Lidar com as diferenças na sala de aula sempre foi um desafio para os professores. O desejo de classes homogêneas tem sido constante nas escolas e agora a ordem é incluir. É preciso apoiar os professores nessa nova atitude
Vivemos um momento na Educação em que a ordem é incluir. A escola, até então pautada em um princípio homogeneizante, no que diz respeito ao projeto educativo e à população atendida, precisa agora trabalhar com a diversidade. A inclusão escolar não acontece isoladamente. A regulamentação de leis que prevêem a entrada de crianças com necessidades especiais na escola regular acompanha um movimento maior, mais amplo, de cunho político e social, pautado nos princípios democráticos, que preconizam a igualdade de acesso às oportunidades e o combate à exclusão social. Quais mudanças esse movimento traz para a formação de professores, para os planejamentos escolares e para as configurações dos espaços institucionais?
Incluir significa trabalhar com diferenças
A escola regular, até então, demarcava claramente suas fronteiras, procurando colocar para dentro apenas alunos capazes de acompanhar seu currículo, deixando de fora os que não possuíam essa competência. Os alunos que, apesar de terem entrado, não conseguiam atingir os patamares desejados, eram simplesmente excluídos. Mesmo entre os alunos “regulares”, a heterogeneidade é clara, sempre existiu, ainda que fosse um tanto sufocada diante do princípio da homogeneidade, em que as diferenças individuais eram pouco ou nada atendidas. Numa tentativa de ajeitar as diferentes situações, eram comuns classes dividas em fortes e fracas. Esta prática hoje seria condenada. Agora, há o apelo e a ordem para que se inclua e se trabalhe com todos os alunos, na mesma classe, respeitando e cuidando das diferenças individuais.
A questão da inclusão escolar parece colocar uma lente de aumento naquilo que é tão próprio aos seres humanos: o fato de que nós todos somos singulares, únicos, marcados pelas nossas diferenças, e que a humanidade se faz por cada uma dessas singularidades. A diversidade é vista como algo positivo que deve contribuir para uma sociedade mais humana. Ao pensar a política educacional brasileira da inclusão escolar, Marcos Mazzotta e Sandra Souza1 nos remetem à importante filósofa Hannah Arendt2 e seu pensamento acerca da diversidade humana. Essa pensadora afirma que a pluralidade dos homens faz parte da condição humana, apontando para o fato de que estar e viver entre os homens significa assumir essa condição de pluralidade.
Segundo a filósofa, “na Terra, vivem os homens e as mulheres, e não o Homem e a Mulher. Todos são seres únicos, diferentes de qualquer outro que exista, tenha existido ou venha a existir; todos marcados por uma singularidade, que é a própria condição da pluralidade”. Para Mazzotta e Souza, “é o paradoxo da pluralidade de singulares”. Ainda segundo esses autores, essa “igualdade de desiguais precisa ser garantida socialmente através da possibilidade de participação ativa no convívio social”. Só assim estaremos mais próximos de conceitos como os de cidadania e inclusão social.
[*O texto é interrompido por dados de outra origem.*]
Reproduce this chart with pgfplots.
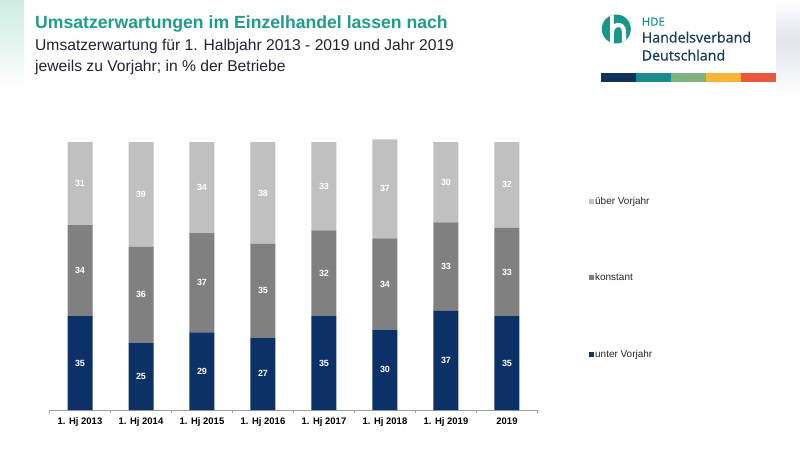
\documentclass[border=0pt]{standalone}
\usepackage{pgfplots}
\usepackage{pgfplotstable}
\pgfplotsset{compat=1.18}
\usepackage{fontspec}
\setmainfont{Liberation Sans}
\newfontfamily\logofont{Open Sans}[FakeBold=0.6]
\definecolor{navy}{HTML}{0B3166}
\definecolor{midgray}{HTML}{808080}
\definecolor{lgray}{HTML}{C0C0C0}
\definecolor{titleteal}{HTML}{1E9E8A}
\definecolor{subtxt}{HTML}{1E2633}
\definecolor{logoteal}{HTML}{17968A}
\definecolor{logonavy}{HTML}{173A5E}
\definecolor{cbnavy}{HTML}{10315A}
\definecolor{cbteal}{HTML}{1A8C8C}
\definecolor{cbgreen}{HTML}{7FB27F}
\definecolor{cbyellow}{HTML}{F7B538}
\definecolor{cbred}{HTML}{E9573F}

\pgfplotstableread{
x unter konstant ueber
0 35 34 31
1 25 36 39
2 29 37 34
3 27 35 38
4 35 32 33
5 30 34 37
6 37 33 30
7 35 33 32
}\data

\begin{document}
\begin{tikzpicture}
\useasboundingbox (0,0) rectangle (800bp,-450bp);
\fill[white] (0,0) rectangle (800bp,-450bp);
% blurred edges
\shade[top color={rgb,255:red,205;green,236;blue,226}, middle color={rgb,255:red,205;green,209;blue,218}, bottom color=white] (0,0) rectangle (24bp,-88bp);
\shade[top color=white, bottom color={rgb,255:red,226;green,228;blue,234}] (776bp,0) rectangle (800bp,-40bp);
\shade[top color={rgb,255:red,226;green,228;blue,234}, middle color={rgb,255:red,242;green,180;blue,166}, bottom color=white] (776bp,-40bp) rectangle (800bp,-95bp);

% titles
\node[anchor=base west, inner sep=0, text=titleteal, font=\fontsize{17.7}{20}\bfseries\selectfont] at (35bp,-28bp) {Umsatzerwartungen im Einzelhandel lassen nach};
\node[anchor=base west, inner sep=0, text=subtxt, font=\fontsize{15.7}{18}\selectfont] at (35bp,-50bp) {Umsatzerwartung für 1. Halbjahr 2013 - 2019 und Jahr 2019};
\node[anchor=base west, inner sep=0, text=subtxt, font=\fontsize{15.7}{18}\selectfont] at (35bp,-71bp) {jeweils zu Vorjahr; in \% der Betriebe};

% logo
\fill[logoteal] (616.3bp,-29bp) circle (14.5bp);
\begin{scope}
\clip (616.3bp,-29bp) circle (14.5bp);
\draw[white, line width=4.2bp] (611.8bp,-10bp) -- (611.8bp,-48bp);
\draw[white, line width=4.2bp] (611.8bp,-33bp) .. controls (612bp,-23bp) and (624bp,-22bp) .. (624bp,-32bp) -- (624bp,-48bp);
\end{scope}
\node[anchor=base west, inner sep=0, text=logoteal, font=\logofont\fontsize{11.5}{12}\selectfont] at (641.5bp,-25.7bp) {HDE};
\node[anchor=base west, inner sep=0, text=logonavy, font=\logofont\fontsize{14.3}{15}\selectfont] at (641.5bp,-42.5bp) {Handelsverband};
\node[anchor=base west, inner sep=0, text=logonavy, font=\logofont\fontsize{14.3}{15}\selectfont] at (641.5bp,-60.5bp) {Deutschland};
\fill[cbnavy] (600.7bp,-72.7bp) rectangle (635.7bp,-81.7bp);
\fill[cbteal] (635.7bp,-72.7bp) rectangle (670.7bp,-81.7bp);
\fill[cbgreen] (670.7bp,-72.7bp) rectangle (705.7bp,-81.7bp);
\fill[cbyellow] (705.7bp,-72.7bp) rectangle (740.7bp,-81.7bp);
\fill[cbred] (740.7bp,-72.7bp) rectangle (775.7bp,-81.7bp);

\begin{axis}[
  at={(49.5bp,-410bp)}, anchor=south west,
  scale only axis, width=488bp, height=268bp,
  ybar stacked, bar width=25bp,
  xmin=-0.5, xmax=7.5, ymin=0, ymax=100,
  clip=false,
  axis y line=none,
  axis x line*=bottom,
  x axis line style={-},
  axis line style={draw=gray!75, line width=0.8bp},
  xtick={0,...,7},
  xticklabels={1. Hj 2013, 1. Hj 2014, 1. Hj 2015, 1. Hj 2016, 1. Hj 2017, 1. Hj 2018, 1. Hj 2019, 2019},
  major tick length=0pt,
  xticklabel style={font=\fontsize{9.5}{11}\bfseries\selectfont, text=black, yshift=-4bp},
  extra x ticks={-0.5,0.5,...,7.5},
  extra x tick labels={},
  extra x tick style={major tick length=3bp, tick align=outside, tick style={draw=gray!75, line width=0.8bp}},
  /pgf/number format/assume math mode=true,
  point meta=explicit,
  nodes near coords,
  nodes near coords style={font=\fontsize{9}{10}\bfseries\selectfont, text=white, anchor=center},
  legend style={at={(1.1055,0.800)}, anchor=north west, draw=none, fill=none,
    font=\fontsize{10}{11}\selectfont, text=black!85, row sep=65.8bp, inner sep=0pt,
    nodes={inner sep=1bp}},
  legend cell align=left,
  reverse legend,
  legend image code/.code={\fill[#1] (0bp,-2.5bp) rectangle (5bp,2.5bp);},
]
\addplot[fill=navy, draw=none] table[x=x, y=unter, meta=unter]{\data};
\addlegendentry{unter Vorjahr}
\addplot[fill=midgray, draw=none] table[x=x, y=konstant, meta=konstant]{\data};
\addlegendentry{konstant}
\addplot[fill=lgray, draw=none] table[x=x, y=ueber, meta=ueber]{\data};
\addlegendentry{über Vorjahr}
\end{axis}
\end{tikzpicture}
\end{document}
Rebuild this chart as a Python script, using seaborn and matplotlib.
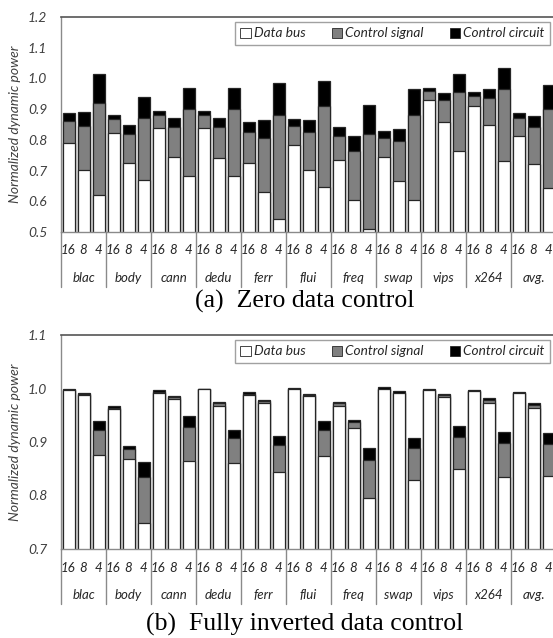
import numpy as np
import pandas as pd
import matplotlib
matplotlib.use("Agg")
import matplotlib.pyplot as plt
import seaborn as sns
from matplotlib.patches import Patch
from matplotlib.lines import Line2D
from matplotlib.transforms import blended_transform_factory

sns.set_theme(style="white")
plt.rcParams['font.family'] = ['Lato', 'DejaVu Sans']

benchmarks = ["blac", "body", "cann", "dedu", "ferr", "flui", "freq", "swap", "vips", "x264", "avg."]
sizes = ["16", "8", "4"]

# (a) Zero data control
a_data_bus = [0.790, 0.702, 0.619, 0.822, 0.725, 0.668, 0.839, 0.744, 0.682, 0.839, 0.741, 0.682,
              0.725, 0.630, 0.542, 0.782, 0.702, 0.645, 0.733, 0.604, 0.510, 0.744, 0.665, 0.604,
              0.931, 0.859, 0.765, 0.909, 0.847, 0.730, 0.811, 0.721, 0.644]
a_ctrl_signal = [0.070, 0.144, 0.301, 0.046, 0.093, 0.203, 0.042, 0.097, 0.220, 0.042, 0.100, 0.220,
                 0.102, 0.177, 0.340, 0.064, 0.125, 0.264, 0.080, 0.160, 0.308, 0.063, 0.130, 0.277,
                 0.027, 0.072, 0.191, 0.034, 0.088, 0.234, 0.059, 0.121, 0.258]
a_ctrl_circuit = [0.027, 0.046, 0.095, 0.013, 0.031, 0.067, 0.013, 0.030, 0.067, 0.013, 0.031, 0.067,
                  0.030, 0.057, 0.104, 0.023, 0.039, 0.081, 0.028, 0.048, 0.094, 0.021, 0.039, 0.085,
                  0.010, 0.023, 0.059, 0.014, 0.029, 0.070, 0.019, 0.035, 0.078]

# (b) Fully inverted data control
b_data_bus = [0.998, 0.987, 0.875, 0.961, 0.868, 0.749, 0.992, 0.981, 0.864, 0.999, 0.967, 0.860,
              0.988, 0.972, 0.844, 0.999, 0.986, 0.874, 0.967, 0.926, 0.796, 1.000, 0.991, 0.829,
              0.998, 0.984, 0.850, 0.995, 0.972, 0.834, 0.991, 0.963, 0.837]
b_ctrl_signal = [0.000, 0.003, 0.048, 0.003, 0.019, 0.086, 0.002, 0.003, 0.064, 0.000, 0.005, 0.047,
                 0.002, 0.005, 0.051, 0.000, 0.001, 0.049, 0.005, 0.012, 0.070, 0.000, 0.000, 0.060,
                 0.000, 0.003, 0.060, 0.000, 0.007, 0.065, 0.000, 0.006, 0.060]
b_ctrl_circuit = [0.002, 0.002, 0.016, 0.003, 0.006, 0.027, 0.003, 0.002, 0.021, 0.001, 0.002, 0.015,
                  0.003, 0.002, 0.017, 0.002, 0.003, 0.016, 0.002, 0.003, 0.022, 0.003, 0.004, 0.019,
                  0.002, 0.003, 0.019, 0.002, 0.003, 0.020, 0.003, 0.003, 0.019]

series_names = ["Data bus", "Control signal", "Control circuit"]
series_colors = ["white", "#808080", "black"]
captions = ["(a)  Zero data control", "(b)  Fully inverted data control"]
ylims = [(0.5, 1.2), (0.7, 1.1)]
yticks = [np.round(np.arange(0.5, 1.21, 0.1), 1), np.round(np.arange(0.7, 1.11, 0.1), 1)]

W, H = 553, 638
fig = plt.figure(figsize=(W / 100, H / 100), dpi=100)

# axes boxes in pixels: (left, top, right, bottom)
boxes = [(61, 17, 556, 232), (61, 335, 556, 549)]
caption_y = [301, 624]

cats = [f"{b} {s}" for b in benchmarks for s in sizes]
tick_font = dict(family=['Lato', 'DejaVu Sans'], style='italic')

for i, (db, cs, cc) in enumerate([(a_data_bus, a_ctrl_signal, a_ctrl_circuit),
                                   (b_data_bus, b_ctrl_signal, b_ctrl_circuit)]):
    l, t, r, b = boxes[i]
    ax = fig.add_axes([l / W, 1 - b / H, (r - l) / W, (b - t) / H])
    db = np.array(db); cs = np.array(cs); cc = np.array(cc)
    df = pd.DataFrame({"cat": cats, "total": db + cs + cc, "mid": db + cs, "low": db})
    for col, color in zip(["total", "mid", "low"], ["black", "#808080", "white"]):
        sns.barplot(data=df, x="cat", y=col, order=cats, color=color, saturation=1,
                    edgecolor="#262626", linewidth=0.9, width=0.8, errorbar=None, ax=ax)
    ax.set_xlim(-0.5, len(cats) - 0.5)
    ax.set_ylim(*ylims[i])
    ax.set_yticks(yticks[i])
    ax.set_yticklabels([f"{v:.1f}" for v in yticks[i]], fontsize=10, color="#404040", **tick_font)
    ax.set_xticks(range(len(cats)))
    ax.set_xticklabels(sizes * len(benchmarks), fontsize=9.5, color="#262626", **tick_font)
    ax.tick_params(axis='both', length=0)
    ax.tick_params(axis='y', pad=10)
    ax.tick_params(axis='x', pad=9)
    ax.set_xlabel("")
    ax.set_ylabel("Normalized dynamic power", fontsize=10, color="#404040", labelpad=5, **tick_font)
    for side in ["left", "bottom"]:
        ax.spines[side].set_color("#8a8a8a")
        ax.spines[side].set_linewidth(1.0)
    ax.spines["top"].set_color("#555555")
    ax.spines["top"].set_linewidth(1.2)
    ax.spines["right"].set_visible(False)

    axh = b - t
    trans = blended_transform_factory(ax.transData, ax.transAxes)
    for k in range(len(benchmarks)):
        x0 = 3 * k - 0.5
        ax.add_line(Line2D([x0, x0], [0, -55 / axh], transform=trans, color="#8a8a8a",
                           lw=1.0, clip_on=False))
        ax.text(3 * k + 1, -46 / axh, benchmarks[k], transform=trans, ha='center', va='center',
                fontsize=9.5, color="#262626", **tick_font)

    handles = [Patch(facecolor=c, edgecolor="#262626", linewidth=0.6) for c in series_colors]
    leg = ax.legend(handles, series_names, loc='upper right', ncol=3,
                    bbox_to_anchor=(550 / W, 1 - (t + 5) / H), bbox_transform=fig.transFigure,
                    borderaxespad=0, frameon=True, fancybox=False, handlelength=0.75,
                    handleheight=0.75, handletextpad=0.25, columnspacing=1.9, borderpad=0.4,
                    prop=dict(family=['Lato', 'DejaVu Sans'], style='italic', size=9.8))
    leg.get_frame().set_edgecolor("#8a8a8a")
    leg.get_frame().set_linewidth(1.0)

    fig.text(305 / W, 1 - caption_y[i] / H, captions[i], ha='center', va='center',
             fontsize=18.5, family=['Liberation Serif', 'DejaVu Serif'], color="black")

fig.savefig("out.png", dpi=100)
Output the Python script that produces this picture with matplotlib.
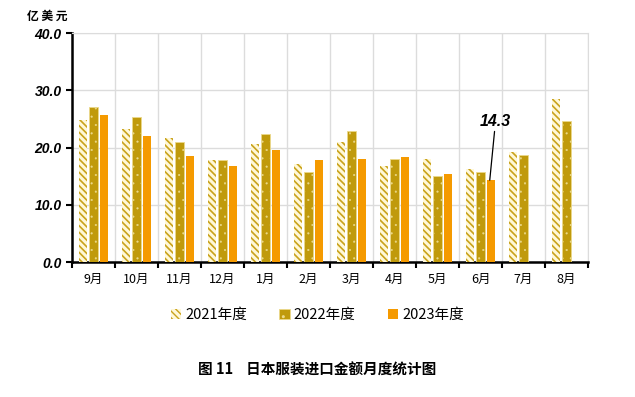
import numpy as np
import matplotlib.pyplot as plt
import matplotlib as mpl

plt.rcParams['font.family'] = ['Noto Sans CJK SC', 'DejaVu Sans']

# --- data ---
months = ['9月', '10月', '11月', '12月', '1月', '2月', '3月', '4月', '5月', '6月', '7月', '8月']
fy2021 = [24.8, 23.2, 21.7, 17.9, 20.7, 17.2, 20.9, 16.8, 18.0, 16.2, 19.3, 28.4]
fy2022 = [27.0, 25.3, 20.9, 17.9, 22.3, 15.7, 22.8, 18.0, 15.1, 15.8, 18.7, 24.7]
fy2023 = [25.6, 22.1, 18.6, 16.7, 19.5, 17.9, 18.0, 18.4, 15.4, 14.3]

fig = plt.figure(figsize=(6.35, 3.97), dpi=100)
ax = fig.add_axes([0.1134, 0.340, 0.8126, 0.5768])

x = np.arange(len(months))
w = 0.19
step = 0.235

with mpl.rc_context({'hatch.linewidth': 1.2}):
    ax.bar(x - step, fy2021, w, facecolor='#FFF8D8', edgecolor='#C9A21C', hatch='\\\\\\\\\\',
           linewidth=0, label='2021年度', zorder=3)
with mpl.rc_context({'hatch.linewidth': 0.3}):
    ax.bar(x, fy2022, w, facecolor='#C09A0C', edgecolor='#EBD98A', hatch='..',
           linewidth=0.6, label='2022年度', zorder=3)
ax.bar(x[:len(fy2023)] + step, fy2023, w, color='#F59A00', linewidth=0,
       label='2023年度', zorder=3)

ax.set_xlim(-0.5, len(months) - 0.5)
ax.set_ylim(0, 40)
ax.set_yticks([0, 10, 20, 30, 40])
ax.set_yticklabels(['%.1f' % v for v in [0, 10, 20, 30, 40]], fontsize=10,
                   fontweight='bold', fontstyle='italic', family=['Liberation Sans'])

# month labels between boundary ticks
ax.set_xticks(np.arange(-0.5, len(months), 1.0))
ax.set_xticklabels([])
ax.set_xticks(x, minor=True)
ax.set_xticklabels(months, minor=True, fontsize=9)
ax.tick_params(axis='x', which='minor', length=0, pad=8)
ax.tick_params(axis='x', which='major', length=4, width=1.5, direction='out')
ax.tick_params(axis='y', length=4, width=1.5, direction='out')

ax.grid(True, which='major', color='#DCDCDC', linewidth=1, zorder=0)
for s in ['top', 'right']:
    ax.spines[s].set_color('#DCDCDC')
ax.spines['left'].set_linewidth(1.8)
ax.spines['bottom'].set_linewidth(1.8)

# annotation for June 2023
ax.annotate('14.3', xy=(9 + step - 0.02, fy2023[9]), xytext=(9.35, 23.3),
            fontsize=11.5, fontweight='bold', fontstyle='italic', family=['Liberation Sans'],
            ha='center', va='bottom',
            arrowprops=dict(arrowstyle='-', color='black', lw=0.9, shrinkA=0, shrinkB=0))

fig.text(0.043, 0.975, '亿 美 元', fontsize=8.5, fontweight='bold', va='top', ha='left')

leg = fig.legend(loc='center', bbox_to_anchor=(0.5, 0.207), ncol=3, frameon=False,
                 fontsize=10.5, handlelength=0.7, handleheight=0.7, columnspacing=2.2,
                 handletextpad=0.3)

fig.text(0.5, 0.07, '图 11    日本服装进口金额月度统计图', fontsize=10.5, fontweight='bold',
         ha='center', va='center')

fig.savefig('out.png', dpi=100)
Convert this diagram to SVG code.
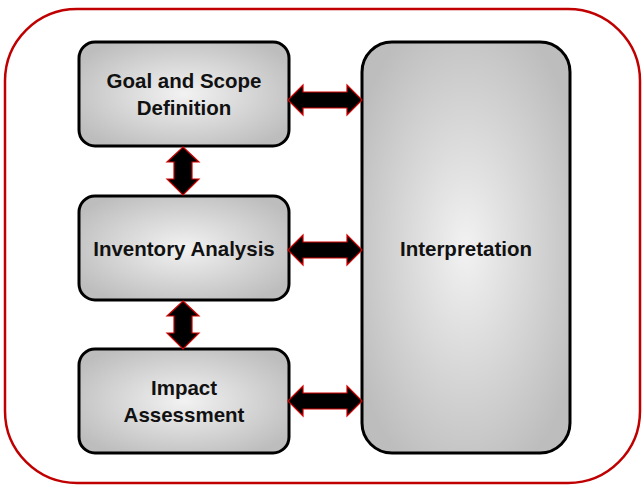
<svg xmlns="http://www.w3.org/2000/svg" width="642" height="485" viewBox="0 0 642 485">
<defs>
<radialGradient id="g" cx="50%" cy="50%" r="60%">
<stop offset="0" stop-color="#f2f2f2"/>
<stop offset="1" stop-color="#bdbdbd"/>
</radialGradient>
<style>
.box{fill:url(#g);stroke:#000;stroke-width:3}
.t{font-family:"Liberation Sans",Arial,sans-serif;font-weight:bold;font-size:20.5px;fill:#111;text-anchor:middle}
.arr{fill:#000;stroke:#d00000;stroke-width:1.2;stroke-linejoin:miter}
</style>
</defs>
<rect x="5" y="9" width="635" height="474" rx="72" ry="72" fill="#fff" stroke="#c00000" stroke-width="2.5"/>
<g id="goal">
<rect class="box" x="79" y="42" width="210" height="104" rx="16"/>
<text class="t" x="184" y="88">Goal and Scope</text>
<text class="t" x="184" y="115">Definition</text>
</g>
<g id="inventory">
<rect class="box" x="79" y="196" width="210" height="104" rx="16"/>
<text class="t" x="184" y="256">Inventory Analysis</text>
</g>
<g id="impact">
<rect class="box" x="79" y="349" width="210" height="104" rx="16"/>
<text class="t" x="184" y="395">Impact</text>
<text class="t" x="184" y="422">Assessment</text>
</g>
<g id="interpretation">
<rect class="box" x="362" y="42" width="208" height="411" rx="30"/>
<text class="t" x="466" y="256">Interpretation</text>
</g>
<g id="connectors">
<polygon class="arr" points="288,100 303,85 303,92 347,92 347,85 362,100 347,115 347,108 303,108 303,115"/>
<polygon class="arr" points="288,250 303,235 303,242 347,242 347,235 362,250 347,265 347,258 303,258 303,265"/>
<polygon class="arr" points="288,401 303,386 303,393 347,393 347,386 362,401 347,416 347,409 303,409 303,416"/>
<polygon class="arr" points="183,147 199,162 192,162 192,179 199,179 183,195 167,179 174,179 174,162 167,162"/>
<polygon class="arr" points="183,301 199,316 192,316 192,333 199,333 183,349 167,333 174,333 174,316 167,316"/>
</g>
</svg>
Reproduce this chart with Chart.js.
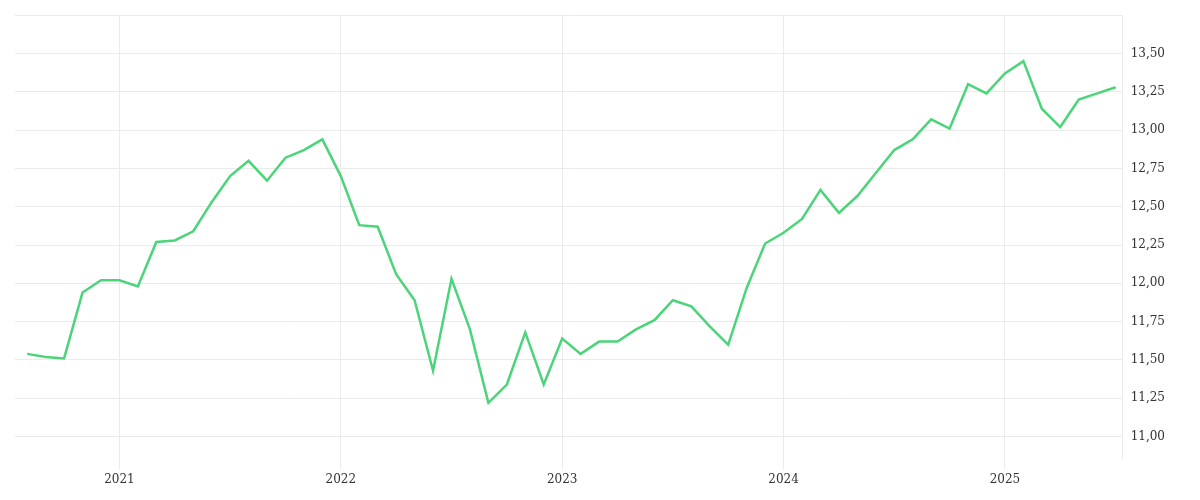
<!DOCTYPE html>
<html><head><meta charset="utf-8">
<script src="https://cdn.jsdelivr.net/npm/chart.js@4"></script>
<style>html,body{margin:0;padding:0;background:#fff}#w{width:1200px;height:500px}</style>
</head><body><div id="w"><canvas id="c"></canvas></div>
<script>
const startYear = 2020, startMonth = 8;
const values = [11.54,11.52,11.51,11.94,12.02,12.02,11.98,12.27,12.28,12.34,12.53,12.70,12.80,12.67,12.82,12.87,12.94,
12.70,12.38,12.37,12.06,11.89,11.43,12.03,11.70,11.22,11.34,11.68,11.34,
11.64,11.54,11.62,11.62,11.70,11.76,11.89,11.85,11.72,11.60,11.97,12.26,
12.33,12.42,12.61,12.46,12.57,12.72,12.87,12.94,13.07,13.01,13.30,13.24,
13.37,13.45,13.14,13.02,13.20,13.24,13.28];
const yearLabels = ["2021","2022","2023","2024","2025"];
const yearIdx = [5,17,29,41,53];
const pts = values.map((v,i)=>({x:i,y:v}));
const font = {family:"DejaVu Serif", size:12};
new Chart(document.getElementById('c'),{
 type:'line',
 data:{datasets:[{data:pts,borderColor:'#4cd47a',borderWidth:2.5,pointRadius:0,tension:0,fill:false}]},
 options:{responsive:true,maintainAspectRatio:false,animation:false,
  layout:{padding:{left:15,top:13,right:27,bottom:10}},
  plugins:{legend:{display:false},tooltip:{enabled:false}},
  scales:{
   x:{type:'linear',min:-0.66,max:59.38,
     afterBuildTicks:a=>{a.ticks=yearIdx.map(v=>({value:v}));},
     ticks:{font,color:'#333',autoSkip:false,maxRotation:0,callback:v=>{const k=yearIdx.indexOf(v);return k>=0?yearLabels[k]:'';}},
     grid:{color:'#ebebeb',tickLength:10},border:{display:false}},
   y:{position:'right',min:10.85,max:13.75,
     afterBuildTicks:a=>{const t=[];for(let v=11;v<=13.75001;v+=0.25)t.push({value:+v.toFixed(2)});a.ticks=t;},
     ticks:{font,color:'#333',padding:8,callback:v=>v>=13.74?'':v.toFixed(2).replace('.',',')},
     grid:{color:'#ebebeb',tickLength:0},border:{display:true,color:'#ebebeb'}}
  }}
});
</script></body></html>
Como garantir uma participação ativa
No entanto, o que é um direito da criança traz um grande desafio para os professores: o desenvolvimento de novas competências para incluir. Como garantir uma participação ativa em uma brincadeira de parque de uma criança que está em uma cadeira de rodas? Como podem agir professores e as demais crianças para incluir esse aluno?
Além do conhecimento detalhado das necessidades especiais que envolvem cada portador de determinada síndrome, é também necessário estar atento para as características subjetivas que essas crianças trazem. Trocar com as famílias, com especialistas e até mesmo ouvir as demais crianças pode ajudar a integração. A inclusão é também uma questão de afinar a sensibilidade para sentir de que maneira considerar a necessidade especial de uma criança de forma que ela possa ser atendida sem sentir-se negativamente diferente.
Como esse tema é novo para os professores e para as instituições de educação, é importante ouvir quem tem diante de si o desafio de incluir, respeitando as características individuais e contribuindo para que todas as crianças avancem e desenvolvam-se plenamente. O relato a seguir (O direito à diferença na Educação Infantil, texto de Daniela Teperman) contribui para fazer avançar a reflexão.
(Ana Carolina Carvalho, psicóloga, psicanalista e educadora)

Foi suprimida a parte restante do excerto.